**Stated problem**
Pictures must not be retyped. Return exactly the lines from the one with "What matplotlib code" through the one with "174.6, 154.0, 31.0]", both included, and no others.

----------------

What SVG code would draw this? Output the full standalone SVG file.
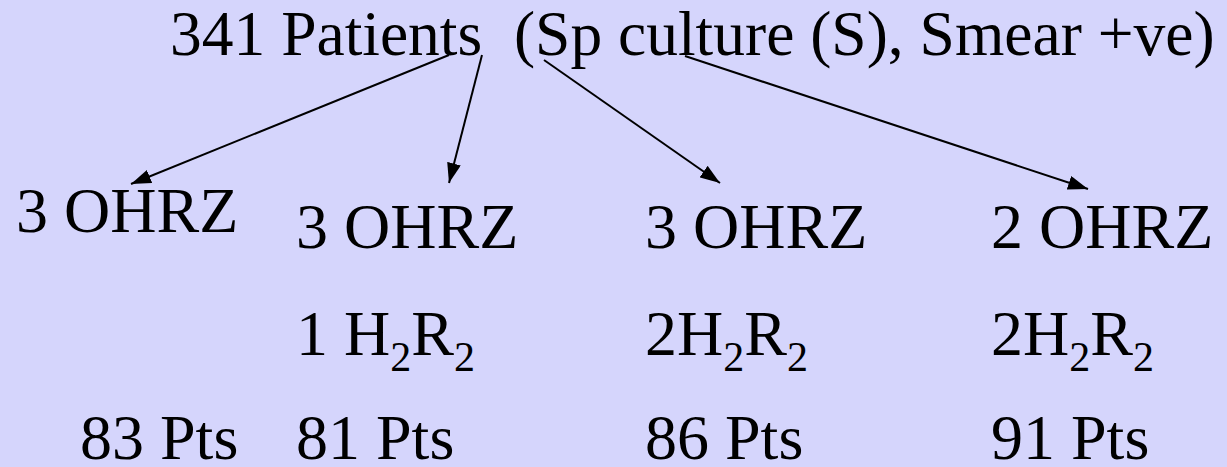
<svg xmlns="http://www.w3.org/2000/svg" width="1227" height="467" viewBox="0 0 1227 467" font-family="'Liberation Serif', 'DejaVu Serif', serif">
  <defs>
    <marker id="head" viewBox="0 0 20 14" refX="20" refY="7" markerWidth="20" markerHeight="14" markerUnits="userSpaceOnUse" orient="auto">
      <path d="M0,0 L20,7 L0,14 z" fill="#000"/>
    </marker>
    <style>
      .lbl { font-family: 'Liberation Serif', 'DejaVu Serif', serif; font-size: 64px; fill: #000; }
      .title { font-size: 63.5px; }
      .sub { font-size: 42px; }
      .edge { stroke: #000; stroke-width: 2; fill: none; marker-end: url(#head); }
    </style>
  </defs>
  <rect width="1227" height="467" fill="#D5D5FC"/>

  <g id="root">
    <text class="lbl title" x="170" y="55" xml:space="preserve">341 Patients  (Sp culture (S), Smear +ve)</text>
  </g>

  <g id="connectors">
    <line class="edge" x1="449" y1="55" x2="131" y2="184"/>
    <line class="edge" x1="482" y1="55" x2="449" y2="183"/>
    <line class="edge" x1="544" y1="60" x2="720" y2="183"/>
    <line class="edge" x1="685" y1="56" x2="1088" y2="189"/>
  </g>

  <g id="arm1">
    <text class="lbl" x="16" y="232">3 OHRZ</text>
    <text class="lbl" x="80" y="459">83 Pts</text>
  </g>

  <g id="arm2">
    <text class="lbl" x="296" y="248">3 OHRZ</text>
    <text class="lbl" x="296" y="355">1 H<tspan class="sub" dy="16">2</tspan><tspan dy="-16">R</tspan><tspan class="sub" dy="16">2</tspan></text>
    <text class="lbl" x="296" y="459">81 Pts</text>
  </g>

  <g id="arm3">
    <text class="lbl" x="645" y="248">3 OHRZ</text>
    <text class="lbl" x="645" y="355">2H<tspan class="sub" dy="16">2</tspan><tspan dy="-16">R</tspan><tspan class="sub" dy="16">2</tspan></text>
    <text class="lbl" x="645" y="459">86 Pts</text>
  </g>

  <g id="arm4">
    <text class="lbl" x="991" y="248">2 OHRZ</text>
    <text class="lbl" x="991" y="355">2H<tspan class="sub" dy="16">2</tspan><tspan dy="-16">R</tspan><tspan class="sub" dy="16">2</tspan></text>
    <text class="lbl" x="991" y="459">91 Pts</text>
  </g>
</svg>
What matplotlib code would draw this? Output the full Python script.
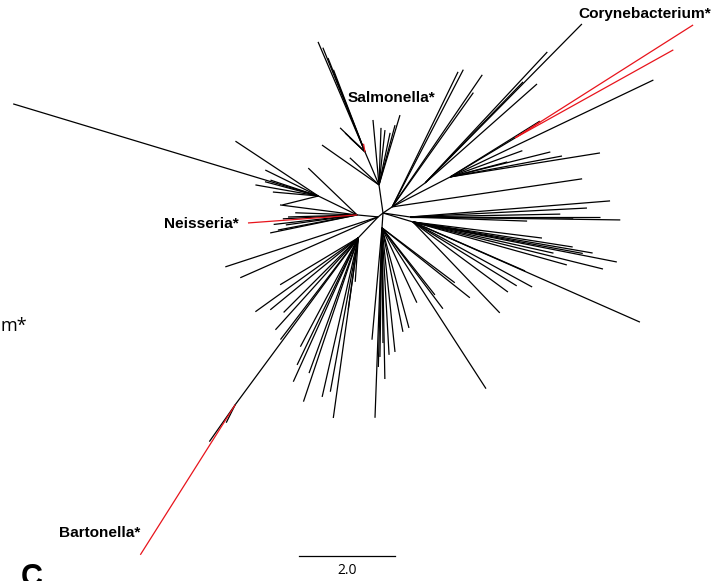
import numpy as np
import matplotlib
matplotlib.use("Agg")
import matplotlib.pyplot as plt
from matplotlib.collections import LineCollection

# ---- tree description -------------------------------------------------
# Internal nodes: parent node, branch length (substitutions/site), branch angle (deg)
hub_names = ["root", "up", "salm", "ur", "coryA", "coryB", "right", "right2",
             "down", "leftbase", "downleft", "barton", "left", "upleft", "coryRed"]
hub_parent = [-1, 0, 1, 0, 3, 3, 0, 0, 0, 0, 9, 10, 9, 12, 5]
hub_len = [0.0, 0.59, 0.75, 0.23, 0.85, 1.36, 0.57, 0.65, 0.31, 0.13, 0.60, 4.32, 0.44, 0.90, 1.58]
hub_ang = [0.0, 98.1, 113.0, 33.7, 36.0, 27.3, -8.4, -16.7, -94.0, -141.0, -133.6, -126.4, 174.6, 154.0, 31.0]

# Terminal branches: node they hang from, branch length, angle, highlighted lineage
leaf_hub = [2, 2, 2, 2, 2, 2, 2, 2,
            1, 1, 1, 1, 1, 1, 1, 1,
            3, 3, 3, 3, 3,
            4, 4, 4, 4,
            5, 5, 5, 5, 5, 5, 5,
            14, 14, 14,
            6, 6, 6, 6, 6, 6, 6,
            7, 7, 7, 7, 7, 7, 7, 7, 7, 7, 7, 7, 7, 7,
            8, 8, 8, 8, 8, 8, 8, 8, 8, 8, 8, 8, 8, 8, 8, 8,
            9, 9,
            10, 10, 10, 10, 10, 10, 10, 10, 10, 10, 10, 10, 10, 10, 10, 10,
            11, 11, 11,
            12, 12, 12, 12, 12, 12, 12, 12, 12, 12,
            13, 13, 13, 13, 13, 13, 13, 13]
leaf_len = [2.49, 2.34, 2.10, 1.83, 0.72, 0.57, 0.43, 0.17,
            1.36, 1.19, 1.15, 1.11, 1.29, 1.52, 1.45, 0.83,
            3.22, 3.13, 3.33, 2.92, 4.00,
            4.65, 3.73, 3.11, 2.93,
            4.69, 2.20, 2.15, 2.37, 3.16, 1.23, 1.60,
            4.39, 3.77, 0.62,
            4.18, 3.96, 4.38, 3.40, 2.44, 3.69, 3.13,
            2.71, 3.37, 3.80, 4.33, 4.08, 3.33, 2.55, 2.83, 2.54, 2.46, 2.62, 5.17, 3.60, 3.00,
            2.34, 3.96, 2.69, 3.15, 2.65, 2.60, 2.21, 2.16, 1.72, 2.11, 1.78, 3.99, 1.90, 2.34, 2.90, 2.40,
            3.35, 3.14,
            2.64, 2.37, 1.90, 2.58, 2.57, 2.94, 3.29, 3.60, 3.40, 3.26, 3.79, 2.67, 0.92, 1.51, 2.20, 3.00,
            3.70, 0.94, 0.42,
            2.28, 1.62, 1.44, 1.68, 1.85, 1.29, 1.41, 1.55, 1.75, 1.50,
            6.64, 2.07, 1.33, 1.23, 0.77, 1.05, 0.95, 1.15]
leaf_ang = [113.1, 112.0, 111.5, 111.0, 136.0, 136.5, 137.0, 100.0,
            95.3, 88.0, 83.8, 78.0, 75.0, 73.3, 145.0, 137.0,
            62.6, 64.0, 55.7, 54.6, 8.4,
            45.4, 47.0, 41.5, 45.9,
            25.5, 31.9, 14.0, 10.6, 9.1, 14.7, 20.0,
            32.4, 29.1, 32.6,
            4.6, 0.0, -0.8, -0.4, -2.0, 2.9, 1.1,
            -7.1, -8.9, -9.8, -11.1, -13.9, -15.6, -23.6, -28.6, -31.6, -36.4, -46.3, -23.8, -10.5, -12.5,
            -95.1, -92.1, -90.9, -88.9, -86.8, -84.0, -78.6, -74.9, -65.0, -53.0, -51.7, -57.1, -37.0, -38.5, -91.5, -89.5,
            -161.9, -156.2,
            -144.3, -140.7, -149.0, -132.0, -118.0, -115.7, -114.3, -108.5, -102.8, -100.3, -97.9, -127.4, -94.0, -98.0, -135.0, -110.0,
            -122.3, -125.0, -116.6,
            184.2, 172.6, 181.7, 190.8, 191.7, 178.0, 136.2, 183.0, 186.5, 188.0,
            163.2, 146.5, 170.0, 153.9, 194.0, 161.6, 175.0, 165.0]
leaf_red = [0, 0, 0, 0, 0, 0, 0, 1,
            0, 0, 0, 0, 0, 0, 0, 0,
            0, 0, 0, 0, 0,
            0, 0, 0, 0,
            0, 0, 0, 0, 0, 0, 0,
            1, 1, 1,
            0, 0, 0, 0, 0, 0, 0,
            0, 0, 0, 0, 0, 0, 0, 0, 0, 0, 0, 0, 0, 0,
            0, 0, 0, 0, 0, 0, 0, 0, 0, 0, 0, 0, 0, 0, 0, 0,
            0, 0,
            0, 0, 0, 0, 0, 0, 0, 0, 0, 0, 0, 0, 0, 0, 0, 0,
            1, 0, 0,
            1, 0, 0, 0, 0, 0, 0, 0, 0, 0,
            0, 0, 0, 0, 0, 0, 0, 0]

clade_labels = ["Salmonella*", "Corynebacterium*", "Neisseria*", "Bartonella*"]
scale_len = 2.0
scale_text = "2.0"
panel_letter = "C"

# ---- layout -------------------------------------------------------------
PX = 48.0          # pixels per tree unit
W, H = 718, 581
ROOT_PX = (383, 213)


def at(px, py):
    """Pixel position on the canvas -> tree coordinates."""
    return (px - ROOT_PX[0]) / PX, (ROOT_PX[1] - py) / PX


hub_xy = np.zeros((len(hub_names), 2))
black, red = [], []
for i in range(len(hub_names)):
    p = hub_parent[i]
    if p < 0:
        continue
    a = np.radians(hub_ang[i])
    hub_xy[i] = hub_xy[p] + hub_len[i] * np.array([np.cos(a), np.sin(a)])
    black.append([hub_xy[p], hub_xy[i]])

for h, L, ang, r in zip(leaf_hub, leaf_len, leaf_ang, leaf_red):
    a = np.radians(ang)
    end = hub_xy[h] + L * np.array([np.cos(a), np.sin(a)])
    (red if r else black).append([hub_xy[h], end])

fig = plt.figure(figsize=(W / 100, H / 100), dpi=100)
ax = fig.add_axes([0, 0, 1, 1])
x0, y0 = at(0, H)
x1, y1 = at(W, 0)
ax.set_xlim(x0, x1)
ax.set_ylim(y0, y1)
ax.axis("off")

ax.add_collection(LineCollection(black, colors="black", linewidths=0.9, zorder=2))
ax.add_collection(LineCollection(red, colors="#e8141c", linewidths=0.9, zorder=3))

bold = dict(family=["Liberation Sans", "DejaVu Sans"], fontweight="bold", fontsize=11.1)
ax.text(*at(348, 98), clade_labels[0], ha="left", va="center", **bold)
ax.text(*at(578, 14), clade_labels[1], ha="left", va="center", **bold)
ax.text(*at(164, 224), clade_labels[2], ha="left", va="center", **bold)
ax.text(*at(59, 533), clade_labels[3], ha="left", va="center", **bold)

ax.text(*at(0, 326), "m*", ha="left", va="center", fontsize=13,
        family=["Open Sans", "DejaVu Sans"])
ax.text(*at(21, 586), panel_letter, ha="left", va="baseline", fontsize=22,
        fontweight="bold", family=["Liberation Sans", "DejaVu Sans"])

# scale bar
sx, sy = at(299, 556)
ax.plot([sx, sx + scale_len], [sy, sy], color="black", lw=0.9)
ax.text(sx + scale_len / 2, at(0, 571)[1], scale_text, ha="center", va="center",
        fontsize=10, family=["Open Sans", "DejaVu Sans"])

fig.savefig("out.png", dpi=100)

----------------

**In response**
What matplotlib code would draw this? Output the full Python script.
import numpy as np
import matplotlib
matplotlib.use("Agg")
import matplotlib.pyplot as plt
from matplotlib.collections import LineCollection

# ---- tree description -------------------------------------------------
# Internal nodes: parent node, branch length (substitutions/site), branch angle (deg)
hub_names = ["root", "up", "salm", "ur", "coryA", "coryB", "right", "right2",
             "down", "leftbase", "downleft", "barton", "left", "upleft", "coryRed"]
hub_parent = [-1, 0, 1, 0, 3, 3, 0, 0, 0, 0, 9, 10, 9, 12, 5]
hub_len = [0.0, 0.59, 0.75, 0.23, 0.85, 1.36, 0.57, 0.65, 0.31, 0.13, 0.60, 4.32, 0.44, 0.90, 1.58]
hub_ang = [0.0, 98.1, 113.0, 33.7, 36.0, 27.3, -8.4, -16.7, -94.0, -141.0, -133.6, -126.4, 174.6, 154.0, 31.0]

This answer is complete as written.